I dati NielsenIQ attestano negli ultimi 12 mesi un’espansione di mercato del 20% per l’intero comparto di birre, vini e spirit dealcolati; nell’ultimo triennio la crescita è del 120%. A riportarlo è Lauren Mowery sulle colonne di Forbes, a margine di un’intervista a Johannes Leitz, titolare di Weingut Leitz, azienda del Rheingau, regione viticola nel cuore della Germania, dimensionalmente tra le prime 30 cantine tedesche.
La grande sfida, per il produttore tedesco, è quella di creare un prodotto che abbia le stesse pretese di elevata qualità dei vini “regolari”. Il vino è uno dei prodotti più giudicati del mondo: migliaia di persone vivono occupandosi di vino, studiando e valutando il vino. Le attese di qualità per i vini no-alcol sono a suo giudizio esattamente le stesse dei vini con alcol. Una sfida recente, iniziata nel 2015, e che da allora procede con molta sperimentazione e rigore produttivo.
Il suo primo vino dealcolato è stato il Riesling, protagonista di un successo davvero notevole, come attesta la crescita del 6.000 % tra il 2016 e il 2022, 6 anni duranti i quali è stato molto importante mantenere un rapporto di confronto diretto con i clienti più importanti, che non hanno fatto mancare al produttore la propria preziosissima interazione, fatta, a volte, anche di segnalazione di aspetti da migliorare.

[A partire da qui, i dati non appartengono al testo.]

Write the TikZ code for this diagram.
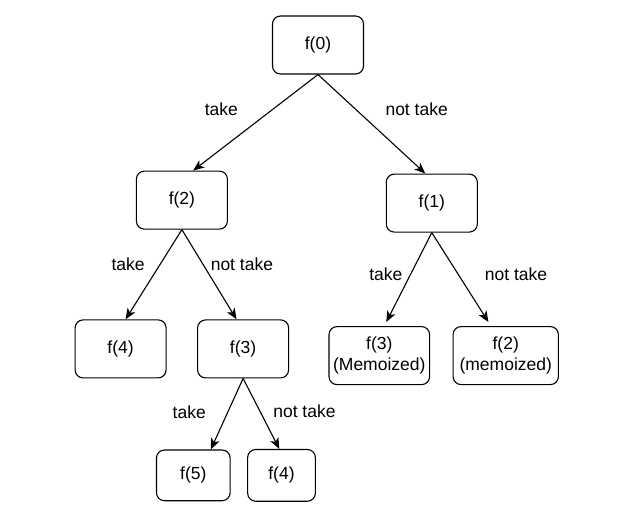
\documentclass[tikz,border=0pt]{standalone}
\usepackage{fontspec}
\setmainfont{Liberation Sans}
\usetikzlibrary{positioning, shapes, arrows.meta}

\begin{document}
\begin{tikzpicture}[
		x=1pt, y=-1pt,
		line width=1.1pt,
		font=\fontsize{17.5}{21.5}\selectfont,
		call/.style={rectangle, draw, rounded corners=8pt, minimum width=#1, minimum height=58pt, align=center, inner sep=0pt},
		call/.default=91pt,
		branch/.style={-{Stealth[length=11pt, width=9pt, inset=3pt]}},
		choice/.style={inner sep=0pt}
		]
		
		% fixed frame of the page
		\useasboundingbox (0,0) rectangle (632,526);
		
		% Root call
		\node[call] (f0) at (318,45) {f(0)};
		
		% Second level
		\node[call, below left=96pt and 44pt of f0] (f2) {f(2)};
		\node[call, below right=99pt and 21.7pt of f0] (f1) {f(1)};
		
		% Third level, left subtree
		\node[call, below=89.7pt of f2, xshift=-61.3pt] (f4a) {f(4)};
		\node[call, right=30.4pt of f4a] (f3a) {f(3)};
		
		% Third level, right subtree (already computed)
		\node[call=100.6pt, below=93.4pt of f1, xshift=-52.5pt] (f3m) {f(3)\\(Memoized)};
		\node[call=105.3pt, right=22.4pt of f3m] (f2m) {f(2)\\(memoized)};
		
		% Fourth level
		\node[call=73.7pt, minimum height=50.7pt, below=71pt of f3a, xshift=-49.8pt] (f5) {f(5)};
		\node[call=67.7pt, minimum height=51.7pt, right=16.4pt of f5] (f4b) {f(4)};
		
		% Branches with their labels
		\draw[branch] (f0.south) -- ([xshift=11.3pt]f2.north)
			node[choice, pos=.365, left=34pt] {take};
		\draw[branch] (f0.south) -- ([xshift=-6.5pt]f1.north)
			node[choice, pos=.354, right=29pt] {not take};
		
		\draw[branch] (f2.south) -- ([xshift=5pt]f4a.north)
			node[choice, pos=.385, left=15pt] {take};
		\draw[branch] (f2.south) -- ([xshift=-6.6pt]f3a.north)
			node[choice, pos=.385, right=7.3pt] {not take};
		
		\draw[branch] (f1.south) -- ([xshift=7pt, yshift=4pt]f3m.north)
			node[choice, pos=.469, left=7.5pt] {take};
		\draw[branch] (f1.south) -- ([xshift=-17.3pt, yshift=4pt]f2m.north)
			node[choice, pos=.469, right=26pt] {not take};
		
		\draw[branch] (f3a.south) -- ([xshift=17.5pt]f5.north)
			node[choice, pos=.471, left=21.6pt] {take};
		\draw[branch] (f3a.south) -- ([xshift=-2.2pt]f4b.north)
			node[choice, pos=.471, right=12.6pt] {not take};
		
	\end{tikzpicture}
\end{document}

La sperimentazione è proseguita con lo Chardonnay, e si è complicata con il Pinot Noir: per i vini rossi il lavoro da fare è certamente più complesso, in quanto essi vivono anche del proprio tenore alcolico: una sfida alla quale Leitz non sta certamente sottraendosi, con sperimentazione ed impegno anche maggiori di quelli iniziali e scenari che si stanno rivelando promettenti.
L’impegno dell’azienda tedesca è supportato dal forte rapporto di fidelizzazione con la propria clientela, che ha risposto bene all’invito, motivata dalla crescente sensibilità verso l’aspetto salutistico nelle proprie scelte di vita.
In generale, se fino a qualche anno fa i vini dealcolati avevano una pessima reputazione, inducendo a preferire vini di cattiva qualità, piuttosto che sperimentare alternative a zero alcol, oggi lo scenario è molto cambiato: l’opzione no-alcol sta guadagnando molto terreno in quanto il consumatore sta soppesando con molta attenzione i vantaggi di una scelta che tiene conto anche della qualità della propria salute.
L’obiettivo, precisa Leitz, non è affatto quello di creare un prodotto piacevole e salutare, che somigli abbastanza al vino “regolare”, ma mediocre come standard qualitativo. Ciò che il mercato si aspetta è un prodotto di alta qualità, potenzialmente dello stesso livello di un Grand Cru, indipendentemente dai vincoli normativi di appellazione del prodotto. Il futuro del vino no-alcol potrà essere scritto soltanto in questi termini: un prodotto di alto standing qualitativo che permetta di vivere una vita più salutare, senza rinunciare alla complessità e al pregio: a queste condizioni, speriamo che il mercato si dimostri pronto ad preferire di spendere qualcosa in più per vini dealcolati di qualità, buoni per la salute e prodotti in modo sostenibile, piuttosto che consumare vini mediocri e senza identità.
Se si desidera una vita più salutare bisogna accettare qualche compromesso, e i compromessi non sono sempre la scelta economicamente più conveniente.